Broches monumentales, où le travail de taille des pierres rappelle des sculptures modernistes.
Bagues imposantes, comme celles en calcédoine ou en quartz fumé dont la rondeur s’affirme comme une véritable signature stylistique.
Une broche à décor d'enroulements stylisée rehaussée de diamants, régulièrement portée par la créatrice elle-même, illustre parfaitement ce rapport au volume. Plus qu’un simple motif floral, c’est une architecture de pierres, pensée pour capter la lumière et s’imposer sur une silhouette.
Une esthétique héritée et réinventée
Suzanne Belperron n’a pas inventé l’idée de volume en bijouterie : certains créateurs de l’Art déco avaient déjà exploré cette voie. Mais elle l’a poussée beaucoup plus loin, en transformant la recherche formelle en marque de fabrique.
Son travail ne se limite pas à l’expérimentation stylistique : il repose sur une vision cohérente et durable, que l’on retrouve tout au long de sa carrière, jusqu’aux années 1970.
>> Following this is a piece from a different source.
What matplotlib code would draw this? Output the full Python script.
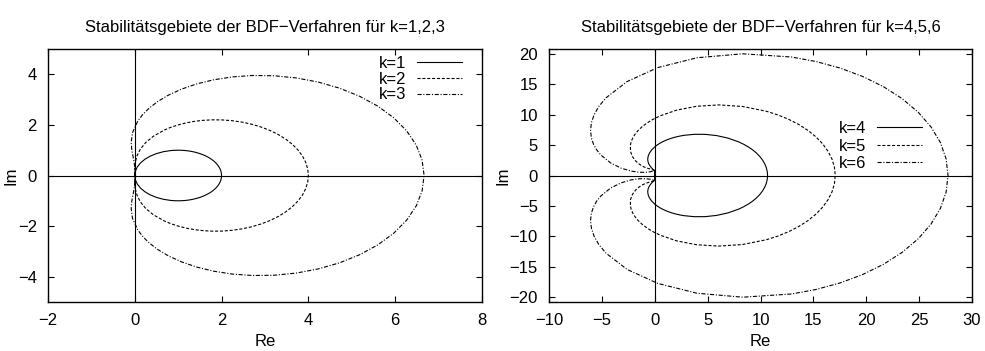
import matplotlib
matplotlib.use("Agg")
import matplotlib.pyplot as plt

plt.rcParams['font.family'] = ['Liberation Sans', 'DejaVu Sans']
plt.rcParams['lines.scale_dashes'] = False

# boundary loci of the BDF methods, upper half (Im >= 0)
re_k1 = [0, 0.015, 0.060, 0.134, 0.234, 0.357, 0.5, 0.658, 0.826, 0.913, 1.0, 1.087, 1.174, 1.259, 1.342,
         1.423, 1.5, 1.574, 1.643, 1.707, 1.766, 1.819, 1.866, 1.906, 1.940, 1.966, 1.985, 1.996, 2.0]
im_k1 = [0, 0.174, 0.342, 0.5, 0.643, 0.766, 0.866, 0.940, 0.985, 0.996, 1.0, 0.996, 0.985, 0.966, 0.940,
         0.906, 0.866, 0.819, 0.766, 0.707, 0.643, 0.574, 0.5, 0.423, 0.342, 0.259, 0.174, 0.087, 0]

re_k2 = [0, 0.000, 0.004, 0.018, 0.055, 0.128, 0.25, 0.433, 0.683, 0.833, 1.0, 1.182, 1.377, 1.585, 1.801,
         2.024, 2.25, 2.476, 2.699, 2.914, 3.119, 3.309, 3.482, 3.634, 3.762, 3.865, 3.939, 3.985, 4.0]
im_k2 = [0, 0.176, 0.363, 0.567, 0.793, 1.040, 1.299, 1.558, 1.799, 1.906, 2.0, 2.079, 2.141, 2.182, 2.201,
         2.196, 2.165, 2.108, 2.024, 1.914, 1.778, 1.617, 1.433, 1.228, 1.005, 0.768, 0.518, 0.261, 0]

re_k3 = [0, -0.000, -0.003, -0.015, -0.038, -0.067, -0.083, -0.053, 0.070, 0.181, 0.333, 0.531, 0.778, 1.075,
         1.422, 1.815, 2.25, 2.719, 3.213, 3.719, 4.225, 4.718, 5.181, 5.603, 5.968, 6.266, 6.486, 6.621, 6.667]
im_k3 = [0, 0.175, 0.351, 0.534, 0.740, 0.988, 1.299, 1.688, 2.153, 2.406, 2.667, 2.927, 3.179, 3.412, 3.617,
         3.782, 3.897, 3.953, 3.942, 3.857, 3.694, 3.452, 3.132, 2.739, 2.279, 1.762, 1.201, 0.608, 0]

re_k4 = [0, -0.000, -0.001, -0.006, -0.028, -0.089, -0.208, -0.385, -0.572, -0.640, -0.667, -0.633, -0.516,
         -0.297, 0.042, 0.261, 0.514, 0.802, 1.125, 1.482, 1.872, 2.294, 2.744, 3.719, 4.767, 5.849, 6.922,
         7.939, 8.410, 8.850, 9.253, 9.613, 9.926, 10.188, 10.395, 10.545, 10.636, 10.667]
im_k4 = [0, 0.175, 0.348, 0.519, 0.686, 0.862, 1.083, 1.410, 1.919, 2.261, 2.667, 3.132, 3.650, 4.204, 4.774,
         5.057, 5.332, 5.597, 5.846, 6.075, 6.280, 6.456, 6.600, 6.771, 6.766, 6.562, 6.148, 5.523, 5.134,
         4.697, 4.216, 3.695, 3.137, 2.548, 1.934, 1.300, 0.653, 0]

re_k5 = [0, 0.000, 0.000, 0.001, 0.001, -0.018, -0.108, -0.350, -0.812, -1.124, -1.467, -1.808, -2.103,
         -2.292, -2.309, -2.234, -2.090, -1.873, -1.575, -1.191, -0.719, -0.155, 0.499, 2.070, 3.953, 6.070,
         8.315, 10.560, 11.637, 12.661, 13.613, 14.477, 15.237, 15.879, 16.391, 16.764, 16.991, 17.067]
im_k5 = [0, 0.175, 0.349, 0.521, 0.681, 0.812, 0.909, 1.014, 1.259, 1.502, 1.867, 2.383, 3.072, 3.942, 4.980,
         5.553, 6.153, 6.774, 7.405, 8.035, 8.654, 9.249, 9.806, 10.751, 11.384, 11.607, 11.346, 10.558,
         9.963, 9.239, 8.390, 7.427, 6.359, 5.202, 3.969, 2.679, 1.349, 0]

re_k6 = [0, 0.000, 0.000, 0.001, 0.010, 0.034, 0.058, -0.021, -0.436, -0.861, -1.467, -2.252, -3.181,
         -4.172, -5.100, -5.490, -5.799, -6.002, -6.075, -5.994, -5.737, -5.284, -4.620, -2.620, 0.280,
         3.992, 8.315, 12.950, 15.271, 17.526, 19.666, 21.640, 23.402, 24.907, 26.120, 27.009, 27.551, 27.733]
im_k6 = [0, 0.175, 0.349, 0.524, 0.696, 0.843, 0.909, 0.824, 0.608, 0.522, 0.533, 0.728, 1.206, 2.061,
         3.369, 4.204, 5.160, 6.230, 7.405, 8.668, 9.999, 11.373, 12.761, 15.442, 17.744, 19.360, 20.010,
         19.480, 18.735, 17.666, 16.279, 14.590, 12.625, 10.414, 7.999, 5.424, 2.740, 0]

labels_left = ["k=1", "k=2", "k=3"]
labels_right = ["k=4", "k=5", "k=6"]

styles = [dict(linestyle="-"),
          dict(dashes=(2.2, 1.3)),
          dict(dashes=(3.0, 1.2, 0.8, 1.2))]


def closed(re, im):
    # mirror the upper half to get the full closed curve
    x = list(re) + list(re[-2::-1])
    y = list(im) + [-v for v in im[-2::-1]]
    return x, y


fig = plt.figure(figsize=(9.85, 3.51), dpi=100)
ax1 = fig.add_axes([0.0487, 0.1396, 0.4406, 0.7208])
ax2 = fig.add_axes([0.5574, 0.1396, 0.4294, 0.7208])

fs = 12


def setup(ax, title, xlim, ylim, xticks, yticks, ylab_x):
    ax.axhline(0, color="black", lw=0.8, zorder=1)
    ax.axvline(0, color="black", lw=0.8, zorder=1)
    ax.set_xlim(*xlim)
    ax.set_ylim(*ylim)
    ax.set_xticks(xticks)
    ax.set_yticks(yticks)
    ax.tick_params(direction="in", length=4, width=0.8, top=True, right=True,
                   labelsize=fs, pad=8)
    for s in ax.spines.values():
        s.set_linewidth(1.0)
    ax.set_title(title, fontsize=fs, pad=12)
    ax.set_xlabel("Re", fontsize=fs)
    ax.set_ylabel("Im", fontsize=fs)
    ax.xaxis.set_label_coords(0.5, -0.125)
    ax.yaxis.set_label_coords(ylab_x, 0.5)


for re, im, lab, st in zip([re_k1, re_k2, re_k3], [im_k1, im_k2, im_k3], labels_left, styles):
    x, y = closed(re, im)
    ax1.plot(x, y, color="black", lw=0.8, label=lab, **st)

for re, im, lab, st in zip([re_k4, re_k5, re_k6], [im_k4, im_k5, im_k6], labels_right, styles):
    x, y = closed(re, im)
    ax2.plot(x, y, color="black", lw=0.8, label=lab, **st)

setup(ax1, "Stabilitätsgebiete der BDF\u2212Verfahren für k=1,2,3", (-2, 8), (-5, 5),
      range(-2, 9, 2), range(-4, 5, 2), -0.069)
setup(ax2, "Stabilitätsgebiete der BDF\u2212Verfahren für k=4,5,6", (-10, 30), (-20.8, 20.8),
      range(-10, 31, 5), range(-20, 21, 5), -0.092)

leg_kw = dict(frameon=False, markerfirst=False, fontsize=fs, handlelength=2.7,
              handletextpad=0.6, borderpad=0, borderaxespad=0)
ax1.legend(loc="upper right", bbox_to_anchor=(0.953, 0.973), labelspacing=0.05, **leg_kw)
ax2.legend(loc="upper right", bbox_to_anchor=(0.881, 0.715), labelspacing=0.15, **leg_kw)

fig.savefig("out.png", dpi=100)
Cette esthétique trouve aussi un écho dans l’architecture et le design de son époque, où les formes pleines et géométriques triomphent. Belperron, sans jamais céder aux courants artistiques et a su inscrire sa démarche dans ce dialogue entre les arts.
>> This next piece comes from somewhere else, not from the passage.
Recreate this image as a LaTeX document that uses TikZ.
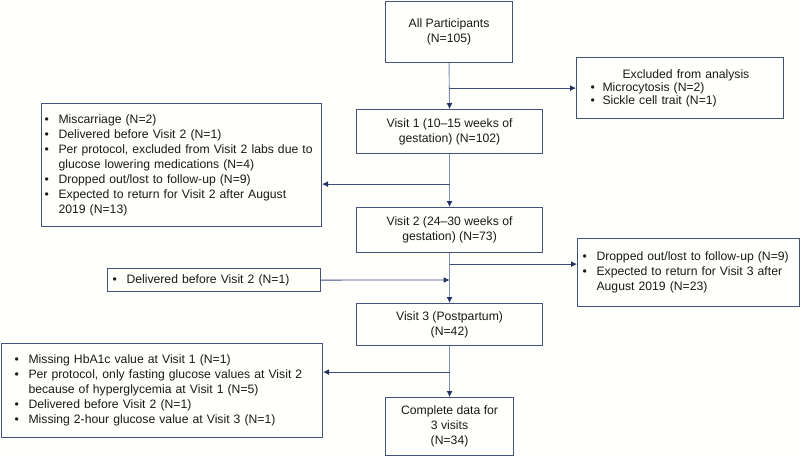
\documentclass[tikz,border=0pt]{standalone}
\usepackage{fontspec}
\setmainfont{Liberation Sans}
\usetikzlibrary{arrows.meta}
\definecolor{boxline}{RGB}{70,82,125}
\definecolor{trunkline}{RGB}{128,140,180}
\definecolor{sideline}{RGB}{62,76,124}
\definecolor{tipcol}{RGB}{35,50,100}
\definecolor{paper}{RGB}{255,255,252}
\newcommand{\bul}[1][14pt]{\makebox[#1][l]{\textbullet}}
\newcommand{\ind}[1][14pt]{\hspace*{#1}}
\tikzset{
	box/.style={draw=boxline, line width=1.1pt, anchor=north west, inner ysep=0pt, align=center, text=black!90},
	listbox/.style={box, align=left},
	flow/.style={draw=trunkline, line width=0.9pt, -{Latex[length=6pt,width=6pt,color=tipcol]}},
	side/.style={draw=sideline, line width=0.9pt, -{Latex[length=6pt,width=6pt,color=tipcol]}}
}

\begin{document}
\begin{tikzpicture}[x=1pt,y=-1pt,font=\fontsize{12.2}{15}\selectfont]
	\fill[paper] (0,0) rectangle (800,456);
	\useasboundingbox (0,0) rectangle (800,456);
	\node[box,minimum width=127pt,minimum height=61pt] (all) at (385,1) {All Participants\\(N=105)};
	\node[listbox,inner xsep=14pt,text width=179pt,minimum height=61pt,font=\fontsize{12.2}{13}\selectfont] (excl) at (576,57) {\hspace*{32pt}Excluded from analysis\\\bul[12pt]Microcytosis (N=2)\\\bul[12pt]Sickle cell trait (N=1)};
	\node[box,minimum width=186pt,minimum height=44pt] (v1) at (356,109) {Visit 1 (10\textendash15 weeks of\\gestation) (N=102)};
	\node[listbox,inner xsep=3pt,text width=274pt,minimum height=123pt] (lb1) at (41,103) {\bul Miscarriage (N=2)\\\bul Delivered before Visit 2 (N=1)\\\mbox{\bul Per protocol, excluded from Visit 2 labs due to}\\\ind glucose lowering medications (N=4)\\\bul Dropped out/lost to follow-up (N=9)\\\mbox{\bul Expected to return for Visit 2 after August}\\\ind 2019 (N=13)};
	\node[box,minimum width=186pt,minimum height=45pt] (v2) at (356,207) {Visit 2 (24\textendash30 weeks of\\gestation) (N=73)};
	\node[listbox,inner xsep=5pt,text width=212pt,minimum height=68pt] (rb2) at (577,238) {\bul Dropped out/lost to follow-up (N=9)\\\bul Expected to return for Visit 3 after\\\ind August 2019 (N=23)};
	\node[listbox,inner xsep=5pt,text width=203pt,minimum height=23pt] (deliv) at (107,268) {\bul Delivered before Visit 2 (N=1)};
	\node[box,minimum width=186pt,minimum height=42pt] (v3) at (356,303) {Visit 3 (Postpartum)\\(N=42)};
	\node[listbox,inner xsep=13pt,text width=295pt,minimum height=94pt] (bb) at (1,343) {\bul Missing HbA1c value at Visit 1 (N=1)\\\mbox{\bul Per protocol, only fasting glucose values at Visit 2}\\\ind because of hyperglycemia at Visit 1 (N=5)\\\bul Delivered before Visit 2 (N=1)\\\bul Missing 2-hour glucose value at Visit 3 (N=1)};
	\node[box,minimum width=128pt,minimum height=58pt] (comp) at (385,397) {Complete data for\\3 visits\\(N=34)};
	\coordinate (j1) at ([yshift=-25pt]all.south);
	\coordinate (j2) at ([yshift=-30pt]v1.south);
	\coordinate (j3) at ([yshift=-11pt]v2.south);
	\coordinate (j4) at ([yshift=23pt]v3.north);
	\coordinate (j5) at ([yshift=-26pt]v3.south);
	\draw[flow] (all.south) -- (v1.north);
	\draw[flow] (v1.south) -- (v2.north);
	\draw[flow] (v2.south) -- (v3.north);
	\draw[flow] (v3.south) -- (comp.north);
	\draw[side] (j1) -- (excl.west |- j1);
	\draw[side] (j2) -- (lb1.east |- j2);
	\draw[side] (j3) -- (rb2.west |- j3);
	\draw[side] (deliv.east) -- (j4);
	\draw[side] (j5) -- (bb.east |- j5);
\end{tikzpicture}
\end{document}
Héritage et influence contemporaine
Aujourd’hui, les créations volumineuses de Suzanne Belperron sont parmi les plus recherchées lors des ventes aux enchères. Leur rareté, leur puissance formelle et leur modernité intemporelle séduisent collectionneurs et musées.
Plusieurs maisons de haute joaillerie contemporaines revendiquent son héritage, en jouant sur des volumes forts et des matières inattendues.
Son approche démontre que la joaillerie ne se résume pas à la préciosité des gemmes, mais qu’elle peut être une sculpture portable, un manifeste artistique en trois dimensions. En cela, elle demeure une source d’inspiration inépuisable pour les créateurs d’aujourd’hui.